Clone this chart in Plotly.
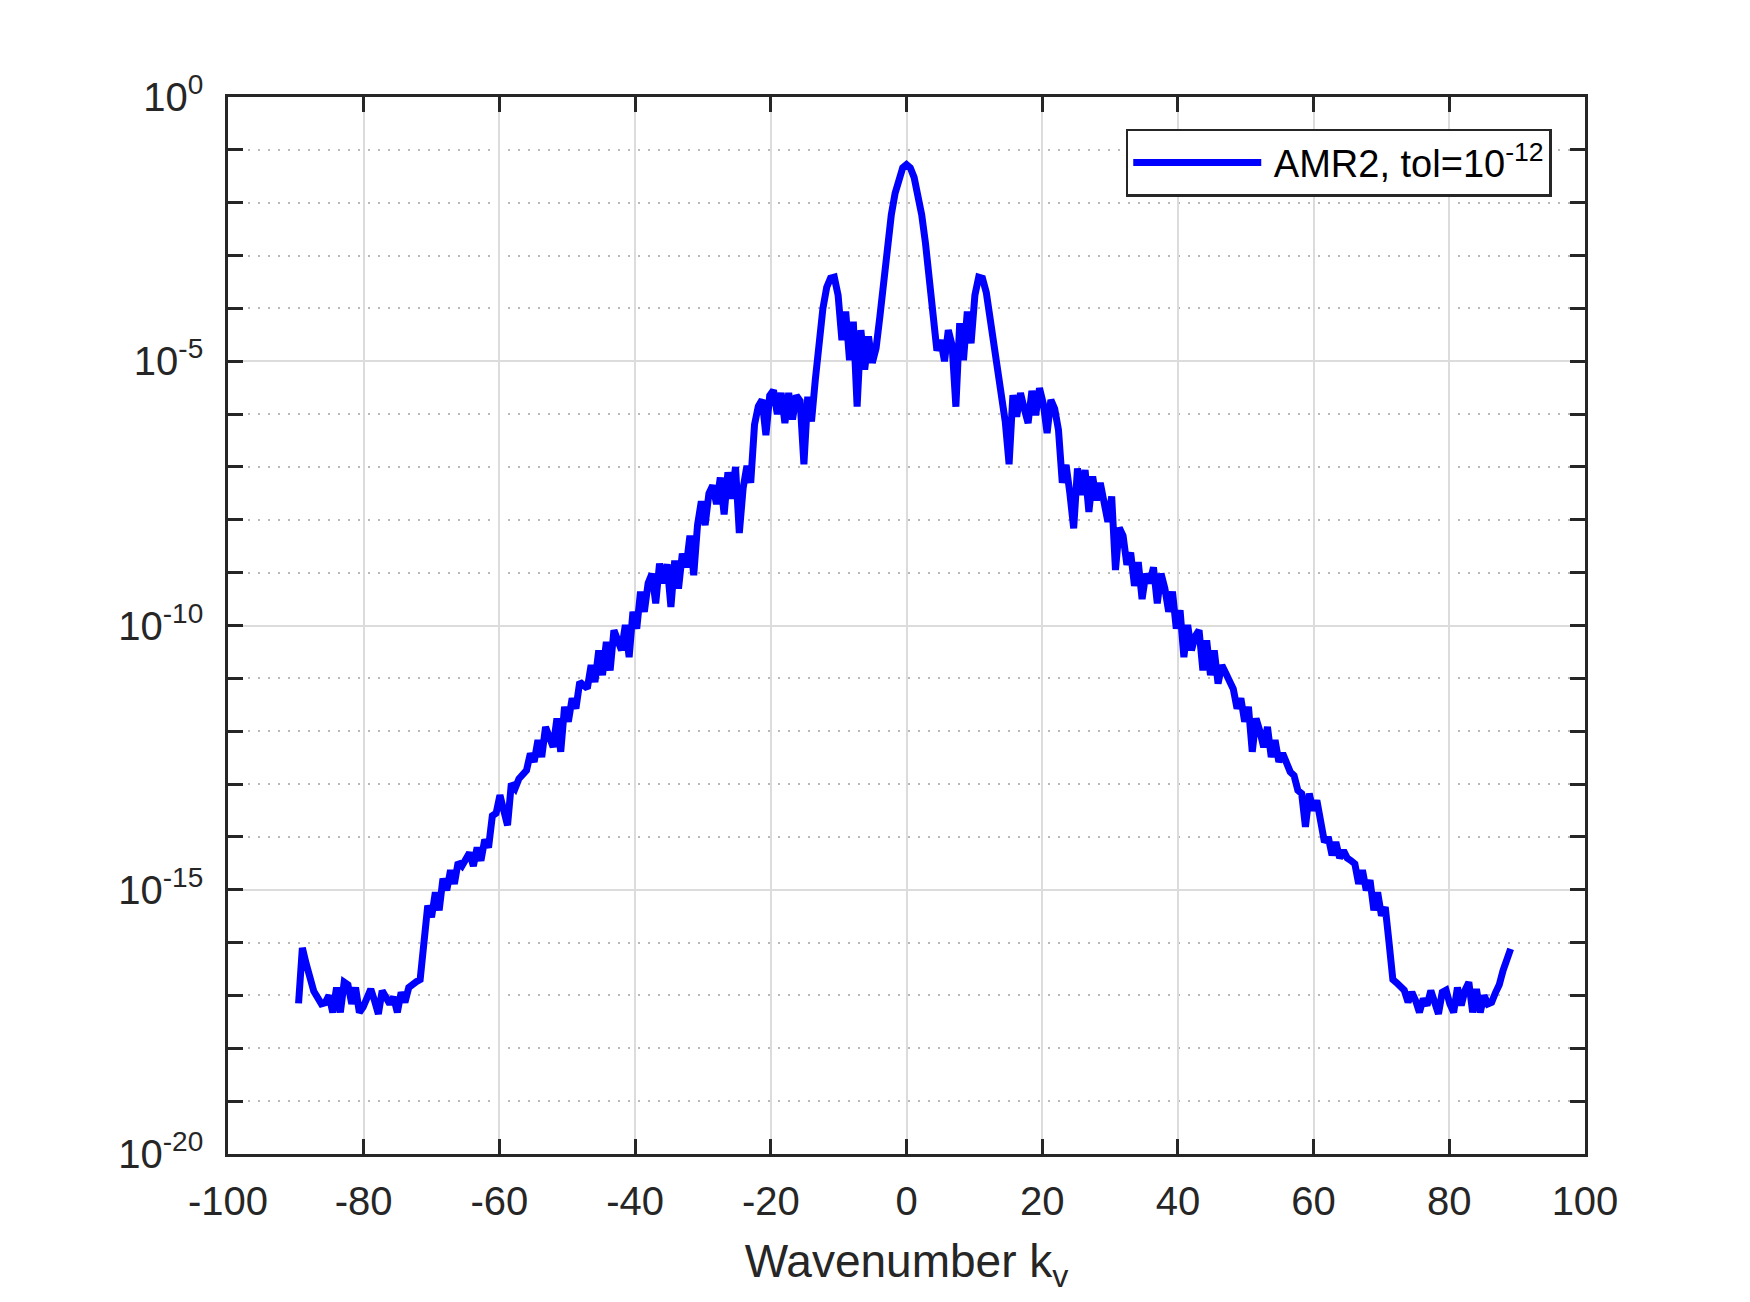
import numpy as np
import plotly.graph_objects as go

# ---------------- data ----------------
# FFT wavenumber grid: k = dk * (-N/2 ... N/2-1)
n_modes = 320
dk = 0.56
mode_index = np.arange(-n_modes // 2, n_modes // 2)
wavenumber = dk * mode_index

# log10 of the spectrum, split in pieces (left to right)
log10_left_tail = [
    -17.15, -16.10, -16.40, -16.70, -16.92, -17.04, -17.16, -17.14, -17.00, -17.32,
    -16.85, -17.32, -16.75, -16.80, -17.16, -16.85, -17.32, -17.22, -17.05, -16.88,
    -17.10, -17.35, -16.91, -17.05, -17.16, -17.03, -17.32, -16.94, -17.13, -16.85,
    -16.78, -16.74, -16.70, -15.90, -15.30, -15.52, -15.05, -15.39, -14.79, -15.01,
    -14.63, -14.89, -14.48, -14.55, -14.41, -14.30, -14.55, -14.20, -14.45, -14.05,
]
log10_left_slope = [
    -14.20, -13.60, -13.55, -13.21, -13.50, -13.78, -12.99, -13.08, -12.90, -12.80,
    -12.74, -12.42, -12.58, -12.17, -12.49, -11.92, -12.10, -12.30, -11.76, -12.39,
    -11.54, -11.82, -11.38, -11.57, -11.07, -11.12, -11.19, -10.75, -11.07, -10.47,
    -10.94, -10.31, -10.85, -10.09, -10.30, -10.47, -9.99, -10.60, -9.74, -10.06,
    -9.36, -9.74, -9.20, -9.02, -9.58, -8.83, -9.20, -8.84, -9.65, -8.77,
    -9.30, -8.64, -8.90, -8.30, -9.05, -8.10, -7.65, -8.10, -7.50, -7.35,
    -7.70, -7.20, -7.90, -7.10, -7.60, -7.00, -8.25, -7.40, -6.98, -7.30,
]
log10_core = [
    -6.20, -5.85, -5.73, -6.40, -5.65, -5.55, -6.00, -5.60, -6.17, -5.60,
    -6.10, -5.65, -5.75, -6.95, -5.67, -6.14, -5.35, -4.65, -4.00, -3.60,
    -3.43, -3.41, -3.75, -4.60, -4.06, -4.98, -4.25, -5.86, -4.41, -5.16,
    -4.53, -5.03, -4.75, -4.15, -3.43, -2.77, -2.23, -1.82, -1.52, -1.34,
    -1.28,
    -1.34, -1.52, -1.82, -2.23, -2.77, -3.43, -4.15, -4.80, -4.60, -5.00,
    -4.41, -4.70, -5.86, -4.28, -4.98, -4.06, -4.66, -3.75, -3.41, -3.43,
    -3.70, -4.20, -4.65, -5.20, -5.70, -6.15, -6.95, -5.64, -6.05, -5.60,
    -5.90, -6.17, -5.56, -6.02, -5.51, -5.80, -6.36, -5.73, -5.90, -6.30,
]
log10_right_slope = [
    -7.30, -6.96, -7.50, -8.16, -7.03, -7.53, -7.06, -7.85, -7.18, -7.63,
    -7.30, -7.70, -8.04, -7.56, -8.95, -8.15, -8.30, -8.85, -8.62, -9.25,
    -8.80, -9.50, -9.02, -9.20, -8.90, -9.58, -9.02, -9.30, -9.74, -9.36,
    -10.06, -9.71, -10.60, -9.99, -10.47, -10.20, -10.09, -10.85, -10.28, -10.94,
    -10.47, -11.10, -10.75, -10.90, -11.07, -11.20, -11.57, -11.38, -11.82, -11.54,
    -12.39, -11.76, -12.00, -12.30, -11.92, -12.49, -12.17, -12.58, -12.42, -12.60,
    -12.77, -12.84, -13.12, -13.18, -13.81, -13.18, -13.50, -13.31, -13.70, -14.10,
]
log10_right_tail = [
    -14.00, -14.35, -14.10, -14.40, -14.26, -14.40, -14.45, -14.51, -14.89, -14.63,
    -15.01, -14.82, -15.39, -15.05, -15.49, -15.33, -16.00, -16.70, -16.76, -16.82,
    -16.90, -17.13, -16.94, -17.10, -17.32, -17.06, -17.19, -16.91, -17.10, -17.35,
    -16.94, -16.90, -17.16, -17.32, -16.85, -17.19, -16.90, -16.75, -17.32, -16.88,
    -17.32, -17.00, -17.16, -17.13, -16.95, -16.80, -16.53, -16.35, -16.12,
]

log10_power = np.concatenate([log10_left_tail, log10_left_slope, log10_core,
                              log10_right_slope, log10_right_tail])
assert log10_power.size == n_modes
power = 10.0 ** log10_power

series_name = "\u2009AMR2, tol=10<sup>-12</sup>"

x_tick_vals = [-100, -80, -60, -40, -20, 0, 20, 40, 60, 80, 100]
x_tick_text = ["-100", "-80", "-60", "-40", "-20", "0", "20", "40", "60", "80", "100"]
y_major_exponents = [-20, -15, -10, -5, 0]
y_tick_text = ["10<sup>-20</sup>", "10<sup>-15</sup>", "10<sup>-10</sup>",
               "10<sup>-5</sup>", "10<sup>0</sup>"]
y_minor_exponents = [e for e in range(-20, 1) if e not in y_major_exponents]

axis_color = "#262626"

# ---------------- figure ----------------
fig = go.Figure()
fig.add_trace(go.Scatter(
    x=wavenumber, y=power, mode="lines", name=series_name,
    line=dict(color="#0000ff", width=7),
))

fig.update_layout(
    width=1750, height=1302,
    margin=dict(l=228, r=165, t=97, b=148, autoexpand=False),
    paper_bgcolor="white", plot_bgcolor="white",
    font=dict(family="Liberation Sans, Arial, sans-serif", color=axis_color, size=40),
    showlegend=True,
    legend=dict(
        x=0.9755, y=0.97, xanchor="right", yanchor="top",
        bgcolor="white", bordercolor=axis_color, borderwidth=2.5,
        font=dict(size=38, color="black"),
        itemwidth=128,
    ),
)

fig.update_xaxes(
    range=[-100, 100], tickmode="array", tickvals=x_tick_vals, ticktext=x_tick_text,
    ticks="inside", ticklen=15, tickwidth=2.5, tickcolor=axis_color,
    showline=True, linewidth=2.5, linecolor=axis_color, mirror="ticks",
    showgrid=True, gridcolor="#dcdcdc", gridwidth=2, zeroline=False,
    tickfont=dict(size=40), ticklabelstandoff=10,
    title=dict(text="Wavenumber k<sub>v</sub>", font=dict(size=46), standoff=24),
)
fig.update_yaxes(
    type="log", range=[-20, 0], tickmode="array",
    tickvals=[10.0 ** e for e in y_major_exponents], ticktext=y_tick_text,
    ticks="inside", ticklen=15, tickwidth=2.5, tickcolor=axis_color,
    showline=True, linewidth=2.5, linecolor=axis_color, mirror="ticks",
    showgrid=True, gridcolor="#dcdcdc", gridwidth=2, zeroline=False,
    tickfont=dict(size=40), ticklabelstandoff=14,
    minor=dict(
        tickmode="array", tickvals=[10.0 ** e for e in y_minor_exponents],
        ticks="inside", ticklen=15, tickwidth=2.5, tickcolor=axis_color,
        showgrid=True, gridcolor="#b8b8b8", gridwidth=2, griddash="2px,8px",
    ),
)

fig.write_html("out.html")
============================================================
Skipping the pictures, transcribe each line above exactly as it appears.

**Output for this exercise**
Clone this chart in Plotly.
import numpy as np
import plotly.graph_objects as go

# ---------------- data ----------------
# FFT wavenumber grid: k = dk * (-N/2 ... N/2-1)
n_modes = 320
dk = 0.56
mode_index = np.arange(-n_modes // 2, n_modes // 2)
wavenumber = dk * mode_index

# log10 of the spectrum, split in pieces (left to right)
log10_left_tail = [
    -17.15, -16.10, -16.40, -16.70, -16.92, -17.04, -17.16, -17.14, -17.00, -17.32,
    -16.85, -17.32, -16.75, -16.80, -17.16, -16.85, -17.32, -17.22, -17.05, -16.88,
    -17.10, -17.35, -16.91, -17.05, -17.16, -17.03, -17.32, -16.94, -17.13, -16.85,
    -16.78, -16.74, -16.70, -15.90, -15.30, -15.52, -15.05, -15.39, -14.79, -15.01,
    -14.63, -14.89, -14.48, -14.55, -14.41, -14.30, -14.55, -14.20, -14.45, -14.05,
]
log10_left_slope = [
    -14.20, -13.60, -13.55, -13.21, -13.50, -13.78, -12.99, -13.08, -12.90, -12.80,
    -12.74, -12.42, -12.58, -12.17, -12.49, -11.92, -12.10, -12.30, -11.76, -12.39,
    -11.54, -11.82, -11.38, -11.57, -11.07, -11.12, -11.19, -10.75, -11.07, -10.47,
    -10.94, -10.31, -10.85, -10.09, -10.30, -10.47, -9.99, -10.60, -9.74, -10.06,
    -9.36, -9.74, -9.20, -9.02, -9.58, -8.83, -9.20, -8.84, -9.65, -8.77,
    -9.30, -8.64, -8.90, -8.30, -9.05, -8.10, -7.65, -8.10, -7.50, -7.35,
    -7.70, -7.20, -7.90, -7.10, -7.60, -7.00, -8.25, -7.40, -6.98, -7.30,
]
log10_core = [
    -6.20, -5.85, -5.73, -6.40, -5.65, -5.55, -6.00, -5.60, -6.17, -5.60,
    -6.10, -5.65, -5.75, -6.95, -5.67, -6.14, -5.35, -4.65, -4.00, -3.60,
    -3.43, -3.41, -3.75, -4.60, -4.06, -4.98, -4.25, -5.86, -4.41, -5.16,
    -4.53, -5.03, -4.75, -4.15, -3.43, -2.77, -2.23, -1.82, -1.52, -1.34,
    -1.28,
    -1.34, -1.52, -1.82, -2.23, -2.77, -3.43, -4.15, -4.80, -4.60, -5.00,
    -4.41, -4.70, -5.86, -4.28, -4.98, -4.06, -4.66, -3.75, -3.41, -3.43,
    -3.70, -4.20, -4.65, -5.20, -5.70, -6.15, -6.95, -5.64, -6.05, -5.60,
    -5.90, -6.17, -5.56, -6.02, -5.51, -5.80, -6.36, -5.73, -5.90, -6.30,
]
log10_right_slope = [
    -7.30, -6.96, -7.50, -8.16, -7.03, -7.53, -7.06, -7.85, -7.18, -7.63,
    -7.30, -7.70, -8.04, -7.56, -8.95, -8.15, -8.30, -8.85, -8.62, -9.25,
    -8.80, -9.50, -9.02, -9.20, -8.90, -9.58, -9.02, -9.30, -9.74, -9.36,
    -10.06, -9.71, -10.60, -9.99, -10.47, -10.20, -10.09, -10.85, -10.28, -10.94,
    -10.47, -11.10, -10.75, -10.90, -11.07, -11.20, -11.57, -11.38, -11.82, -11.54,
    -12.39, -11.76, -12.00, -12.30, -11.92, -12.49, -12.17, -12.58, -12.42, -12.60,
    -12.77, -12.84, -13.12, -13.18, -13.81, -13.18, -13.50, -13.31, -13.70, -14.10,
]
log10_right_tail = [
    -14.00, -14.35, -14.10, -14.40, -14.26, -14.40, -14.45, -14.51, -14.89, -14.63,
    -15.01, -14.82, -15.39, -15.05, -15.49, -15.33, -16.00, -16.70, -16.76, -16.82,
    -16.90, -17.13, -16.94, -17.10, -17.32, -17.06, -17.19, -16.91, -17.10, -17.35,
    -16.94, -16.90, -17.16, -17.32, -16.85, -17.19, -16.90, -16.75, -17.32, -16.88,
    -17.32, -17.00, -17.16, -17.13, -16.95, -16.80, -16.53, -16.35, -16.12,
]

log10_power = np.concatenate([log10_left_tail, log10_left_slope, log10_core,
                              log10_right_slope, log10_right_tail])
assert log10_power.size == n_modes
power = 10.0 ** log10_power

series_name = "\u2009AMR2, tol=10<sup>-12</sup>"

x_tick_vals = [-100, -80, -60, -40, -20, 0, 20, 40, 60, 80, 100]
x_tick_text = ["-100", "-80", "-60", "-40", "-20", "0", "20", "40", "60", "80", "100"]
y_major_exponents = [-20, -15, -10, -5, 0]
y_tick_text = ["10<sup>-20</sup>", "10<sup>-15</sup>", "10<sup>-10</sup>",
               "10<sup>-5</sup>", "10<sup>0</sup>"]
y_minor_exponents = [e for e in range(-20, 1) if e not in y_major_exponents]

axis_color = "#262626"

# ---------------- figure ----------------
fig = go.Figure()
fig.add_trace(go.Scatter(
    x=wavenumber, y=power, mode="lines", name=series_name,
    line=dict(color="#0000ff", width=7),
))

fig.update_layout(
    width=1750, height=1302,
    margin=dict(l=228, r=165, t=97, b=148, autoexpand=False),
    paper_bgcolor="white", plot_bgcolor="white",
    font=dict(family="Liberation Sans, Arial, sans-serif", color=axis_color, size=40),
    showlegend=True,
    legend=dict(
        x=0.9755, y=0.97, xanchor="right", yanchor="top",
        bgcolor="white", bordercolor=axis_color, borderwidth=2.5,
        font=dict(size=38, color="black"),
        itemwidth=128,
    ),
)

fig.update_xaxes(
    range=[-100, 100], tickmode="array", tickvals=x_tick_vals, ticktext=x_tick_text,
    ticks="inside", ticklen=15, tickwidth=2.5, tickcolor=axis_color,
    showline=True, linewidth=2.5, linecolor=axis_color, mirror="ticks",
    showgrid=True, gridcolor="#dcdcdc", gridwidth=2, zeroline=False,
    tickfont=dict(size=40), ticklabelstandoff=10,
    title=dict(text="Wavenumber k<sub>v</sub>", font=dict(size=46), standoff=24),
)
fig.update_yaxes(
    type="log", range=[-20, 0], tickmode="array",
    tickvals=[10.0 ** e for e in y_major_exponents], ticktext=y_tick_text,
    ticks="inside", ticklen=15, tickwidth=2.5, tickcolor=axis_color,
    showline=True, linewidth=2.5, linecolor=axis_color, mirror="ticks",
    showgrid=True, gridcolor="#dcdcdc", gridwidth=2, zeroline=False,
    tickfont=dict(size=40), ticklabelstandoff=14,
    minor=dict(
        tickmode="array", tickvals=[10.0 ** e for e in y_minor_exponents],
        ticks="inside", ticklen=15, tickwidth=2.5, tickcolor=axis_color,
        showgrid=True, gridcolor="#b8b8b8", gridwidth=2, griddash="2px,8px",
    ),
)

fig.write_html("out.html")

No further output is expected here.